Conclusões e perspectivas sobre o ITBI
Em suma, através da utilização das técnicas literal e histórica, a decisão negou provimento ao extraordinário, de maneira a não reconhecer a imunidade sobre o valor dos bens que exceder o valor do capital subscrito, tendo, inclusive, superado “aparentemente” o entendimento pacífico que vinha sendo adotado na Corte no sentido de que a preponderância da atividade imobiliária é requisito a ser observado para fruição da imunidade em tela. Pelo novo entendimento, a referida imunidade é “incondicionada”, podendo ser usufruída qualquer que seja a atividade da empresa adquirente.

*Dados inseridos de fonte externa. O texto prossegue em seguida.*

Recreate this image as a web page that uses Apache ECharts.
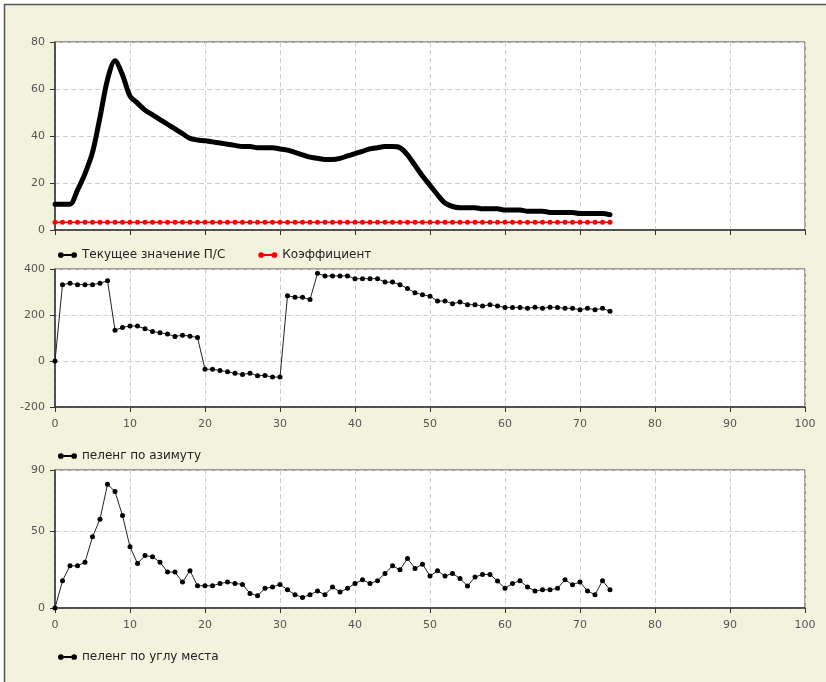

Ainda no julgamento do leading case do Tema nº 796 (RE nº 796.37), o voto do ministro Alexandre de Moraes, apesar de o objeto da demanda ter sido outro, levantou a interpretação até então inovadora no judiciário sobre a imunidade prevista no § 2º, inciso I do artigo 156 da Constituição Federal, entendendo que a ressalva a respeito dos adquirentes que possuam atividade preponderantemente imobiliária refere-se apenas à transmissão de bens ou direitos decorrente de fusão, incorporação, cisão ou extinção de pessoa jurídica, o que exclui a exceção para a hipótese de integralização de capital social.
Após o voto, os contribuintes começaram a ingressar com ações judiciais individuais buscando a aplicação do entendimento do ministro. Assim, ao longo de 2021, os Tribunais de Justiça proferiram decisões a favor do contribuinte, sobre o assunto. TJMG, TJSP, TJCE e TJBA são alguns dos tribunais que já possuem decisões em segunda instância para conceder a imunidade de ITBI quando da integralização de capital em holdings e empresas do ramo imobiliário.
Na prática, a tese favorece principalmente as holdings patrimoniais, empresas criadas como estratégia de planejamento tributário, societário e sucessório que “guardam” os bens de uma ou várias pessoas físicas, fazendo com que os imóveis possam ser vendidos ou alugados dentro da pessoa jurídica.